Told in three voices, the book started life as a short novella about a woman becoming a plant. In 2007 Han Kang published it in the form of three linked novellas (a common form in Korean literature). The narrative voice shifts from the repulsive blockhead to the artist brother-in-law who is driven to paint her emaciated body (and his own) with flowers and plants to achieve the sexual catharsis he then films. Yeong-hye’s suppressed eroticism surfaces in this surreal and troubling section. The final third, in which Yeong-hye descends into silence and an unwavering death wish, is narrated by her sister, Kim In-hye. In-hye is profoundly affected by the pain she witnesses and brought to question the point of her own life.
This sounds harrowing but is not: the tone remains extremely calm. The three narrators' accounts mesh beautifully. Driven by their own needs, they illustrate both the innate violence of human beings and Yeong-hye’s desperate need to preserve dignity. The result is compulsive reading, an important novel suffused with dread, pain, eroticism and self-harm.
A further remarkable aspect of this painful but rewarding book is the story of its translator, Deborah Smith. A monolingual (her description) Yorkshire girl fascinated with reading, she taught herself Korean (as one does) in order to become a literary translator. She explained this to The Guardian:
“As The Vegetarian was my first translation I had no idea how any aspect of the process worked, let alone what I would do day by day. Having spent most of my life reading, and making no distinction between work in translation and in English, I decided after graduating that I would learn a language and become a literary translator. I chose Korean partly for pragmatic reasons, because I knew the country had a lively literary scene, but in fact I had read nothing from there before, because there were no translations. Rather optimistically, I put on my Twitter bio that I was a translator, and eventually I suggested The Vegetarian to a publisher, who asked me to translate it.”
She is clearly both a remarkable translator and a woman of tremendous resolve and application.
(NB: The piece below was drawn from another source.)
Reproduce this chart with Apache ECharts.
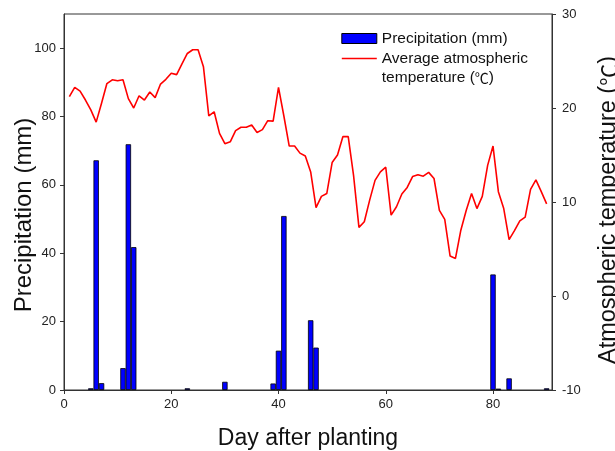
<!DOCTYPE html>
<html lang="en">
<head>
    <meta charset="utf-8">
    <title>Precipitation and temperature</title>
    <script src="https://cdn.jsdelivr.net/npm/echarts@6/dist/echarts.min.js"></script>
    <style>
        html, body { margin: 0; padding: 0; background: #fff; }
    </style>
</head>
<body>
<div id="main" style="width: 615px;height:451px;"></div>
<script>
    // 降水日 (day after planting) 及降水量 (mm)
    var rainDays = [5, 6, 7, 11, 12, 13, 23, 30, 39, 40, 41, 46, 47, 80, 81, 83, 90];
    var rainValues = [0.5, 67.2, 2, 6.4, 71.9, 41.8, 0.5, 2.4, 1.9, 11.5, 50.9, 20.4, 12.4, 33.8, 0.4, 3.4, 0.5];

    // 日平均气温, day 1 .. 90
    var tempValues = [
        21.2, 22.2, 21.8, 20.85, 19.8, 18.5, 20.5, 22.6, 23.0, 22.9,
        23.0, 21.0, 20.0, 21.3, 20.85, 21.7, 21.1, 22.55, 23.05, 23.7,
        23.55, 24.7, 25.8, 26.2, 26.2, 24.4, 19.15, 19.6, 17.3, 16.2,
        16.4, 17.6, 17.95, 17.95, 18.2, 17.4, 17.7, 18.65, 18.6, 22.2,
        19.15, 15.95, 15.95, 15.2, 14.9, 13.2, 9.4, 10.6, 10.9, 14.2,
        15.0, 16.95, 16.95, 12.8, 7.3, 7.9, 10.2, 12.3, 13.2, 13.7,
        8.6, 9.5, 10.85, 11.55, 12.7, 12.9, 12.75, 13.15, 12.5, 9.1,
        8.15, 4.25, 4.0, 7.0, 9.1, 10.9, 9.3, 10.6, 13.9, 15.95,
        11.1, 9.3, 6.0, 6.95, 8.0, 8.4, 11.35, 12.35, 11.1, 9.8
    ];

    var rainName = 'Precipitation (mm)';
    var tempName = 'Average atmospheric temperature (\u2103)';

    var rainData = [];
    for (var i = 0; i < rainDays.length; i++) {
        rainData.push([rainDays[i], rainValues[i]]);
    }
    var tempData = [];
    for (var j = 0; j < tempValues.length; j++) {
        tempData.push([j + 1, tempValues[j]]);
    }

    var font = 'Liberation Sans, Arial, sans-serif';
    var cjk = 'Noto Sans CJK SC';
    var axisCol = '#333';

    var myChart = echarts.init(document.getElementById('main'));

    var option = {
        animation: false,
        textStyle: {fontFamily: font},
        grid: {
            left: 64, right: 63, top: 14, bottom: 61,
            containLabel: false, outerBoundsMode: 'none',
            show: true, borderColor: axisCol, borderWidth: 1
        },
        legend: {
            orient: 'vertical',
            left: 336, top: 24,
            itemWidth: 35, itemHeight: 10, itemGap: 1,
            textStyle: {
                fontSize: 15.5, color: '#111', fontFamily: font, lineHeight: 19,
                rich: {c: {fontFamily: cjk, fontSize: 14, color: '#111'}}
            },
            formatter: function (name) {
                return name === tempName ? 'Average atmospheric\ntemperature ({c|\u2103})' : name;
            },
            data: [
                {name: rainName, icon: 'rect', itemStyle: {borderColor: '#000', borderWidth: 1}},
                {
                    name: tempName,
                    itemStyle: {opacity: 0},
                    lineStyle: {color: '#ff0000', width: 1.6},
                    // 图标与第一行文字对齐
                    textStyle: {padding: [0, 0, -19, 0]}
                }
            ]
        },
        xAxis: {
            type: 'value',
            min: 0, max: 91, interval: 20,
            name: 'Day after planting',
            nameLocation: 'middle', nameGap: 37, nameMoveOverlap: false,
            nameTextStyle: {fontSize: 23, color: '#111', fontFamily: font},
            splitLine: {show: false},
            axisLine: {lineStyle: {color: axisCol}},
            axisTick: {inside: false, length: 4, lineStyle: {color: axisCol}},
            axisLabel: {
                showMaxLabel: false, fontSize: 13, color: '#222', margin: 8,
                formatter: function (v) { return v % 20 === 0 ? v : ''; }
            }
        },
        yAxis: [
            {
                type: 'value',
                min: 0, max: 110, interval: 20,
                name: 'Precipitation (mm)',
                nameLocation: 'middle', nameGap: 28, nameRotate: 90, nameMoveOverlap: false,
                nameTextStyle: {fontSize: 24, color: '#111', fontFamily: font, padding: [0, 26, 0, 0]},
                splitLine: {show: false},
                axisLine: {show: true, lineStyle: {color: axisCol}},
                axisTick: {show: true, length: 4, lineStyle: {color: axisCol}},
                axisLabel: {
                    showMaxLabel: false, fontSize: 13, color: '#222', margin: 8,
                    formatter: function (v) { return v % 20 === 0 ? v : ''; }
                }
            },
            {
                type: 'value',
                min: -10, max: 30, interval: 10,
                position: 'right',
                name: 'Atmospheric temperature ({c|\u2103})',
                nameLocation: 'middle', nameGap: 45, nameRotate: 90, nameMoveOverlap: false,
                nameTextStyle: {
                    fontSize: 23.5, color: '#111', fontFamily: font, padding: [0, 16, 0, 0],
                    rich: {c: {fontFamily: cjk, fontSize: 22, color: '#111'}}
                },
                splitLine: {show: false},
                axisLine: {show: true, lineStyle: {color: axisCol}},
                axisTick: {show: true, length: 4, lineStyle: {color: axisCol}},
                axisLabel: {fontSize: 13, color: '#222', margin: 10}
            }
        ],
        series: [
            {
                name: rainName,
                type: 'bar',
                yAxisIndex: 0,
                barWidth: 5.4,
                itemStyle: {color: '#0000ff', borderColor: '#000', borderWidth: 0.8},
                data: rainData
            },
            {
                name: tempName,
                type: 'line',
                yAxisIndex: 1,
                symbol: 'none',
                lineStyle: {color: '#ff0000', width: 1.6},
                itemStyle: {color: '#ff0000'},
                data: tempData
            }
        ]
    };

    myChart.setOption(option);
</script>
</body>
</html>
In a 2015 interview Smith told The Quietus that “I taught myself the first year course while I was on the dole, then moved to London to do an MA at SOAS, which led straight into a PhD. Finally submitted last September!” Last year, with a start up grant from Arts Council England (“God bless them”) Deborah Smith founded publishing house, Tilted Axis Press, dedicated to authors from Asia with a feminist standpoint. Deborah Smith has also translated Han Kang’s Human Acts, which I shall review shortly.